Does your stenographer want to leave promptly at five so she can get ready for an evening of whoopee? Or does she have to catch a particular train in order not to find a cold supper waiting for her at home? Then why not fix things so she can work during the hours she is paid to work—and so she can leave at the hour when pay stops?
Can your truckers live in the style to which they are accustomed on $4.50 a day? Or will $5.50 enable them to put away a bit for a rainy season? Then why not arrange a wage payment method which will help them to do it?
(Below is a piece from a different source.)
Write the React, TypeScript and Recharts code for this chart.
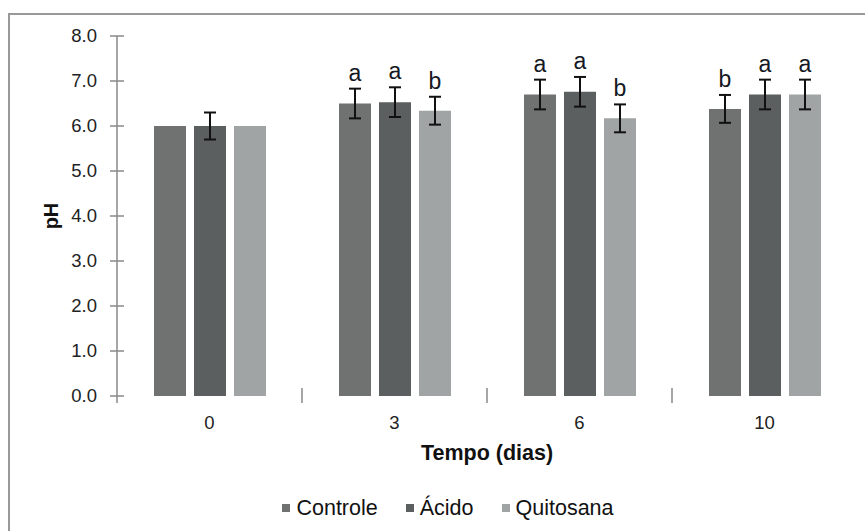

And above all, tell them WHY.
To do such things is not philanthropy. Successful managers will tell you IT IS NOTHING MORE NOR LESS THAN GOOD BUSINESS. Strip from their methods the individual characteristics required by the individual conditions involved. What do you find? EVERY LAST ONE OF THEM IS BASED ON OUR PRIMARY RULE. That, you remember, is to find out what you want from your "help" and what your "help" wants from you; then a way to make the two meet on a ground of mutual satisfaction—the compensation you can give and the compensation they can take—and BOTH OF YOU GET WHAT YOU WANT.
Don't you see, to grasp the real KNACK OF HANDLING "HELP," the necessity for making what you want from them balance with what they want from you? If there isn't that balance, there won't be whole-souled COOPERATION. To paraphrase what Henry Ford once said—or what one of his collaborators made him say: "See that each man in doing the best he can for you is also doing the best he can for himself."
Thus, by digging in and finding out what everybody involved in the situation wants, it is possible to get the utmost in cooperation and loyalty. Where one man does so instinctively, another gets equally good results by making a deliberate study along the lines we have pointed out.
Hundreds of jobs don't get done promptly and enthusiastically for no other reason than that they aren't interesting. They can be made interesting if you get the right line on what your work requires, what your "help" wants, and then make a common meeting ground.
Mark Twain knew all about the KNACK OF MAKING WORK INTERESTING AND ATTRACTIVE.
Remember his description of Tom Sawyer's whitewashing the fence? Even if you do, it won't hurt to read it again.
Poor Tom. It was on a summer's morn just made for swimming or fishing—and he had to work.